MPs can come into Parliament for a few days after dissolution to clear their offices.

Those who wish to be MPs again must stand again as candidates for election.

They will be standing and campaigning for a seat in the post-Brexit House. The whole political environment will be different, and much more favourable to the Conservatives. If Brexit seems inevitable, much of the justification for the Brexit Party’s existence melts away, and so does the incentive for pro-Remain parties to unite in an electoral pact to stop Brexit. To an exhausted electorate “Rejoin” is a much less appealing message than “Don’t leave”, and the attitude of the major opposition parties to it is more split. The Liberal Democrats would want it, but Labour, especially if Mr Corbyn is still at the helm, would probably be happy to kick it into the long grass as a vaguely worded aspiration.

Role of the Commons Speaker at dissolution

The Speaker is no longer an MP once Parliament is dissolved.

Like every other MP, the Speaker must stand for re-election.

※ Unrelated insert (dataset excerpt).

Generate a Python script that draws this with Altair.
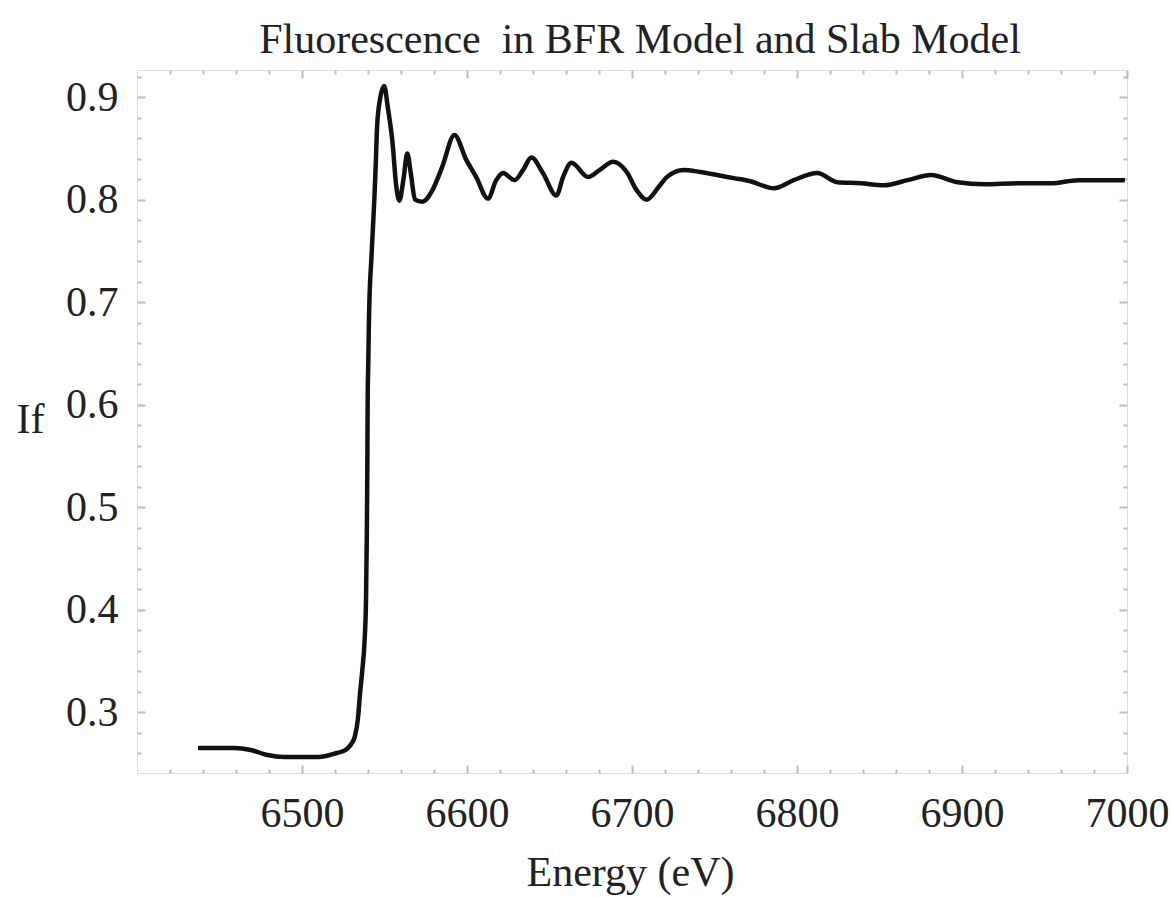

The Speaker will stand as ‘Speaker seeking re-election’.

However, the Speaker retains responsibility for the management of the House of Commons as they remain the chair of the House of Commons Commission until a new Speaker is elected.

In the circumstances I have described Mr Bercow’s long-delayed departure would be seen by the Tories as the icing on the cake.

It might be that Mr Johnson could be stopped from holding a general election by the opposition voting to deny the government the two thirds majority that the Fixed Term Parliament Act requires it to have to call an election. But when I try to imagine Jeremy Corbyn or John McDonnell going through the division lobbies to deny themselves the chance of power, or stranger yet to protest that they do indeed have confidence in a Johnson government, I cannot make the vision form.

I probably have missed something quite obvious. Tell me what it is and I will get on with my day.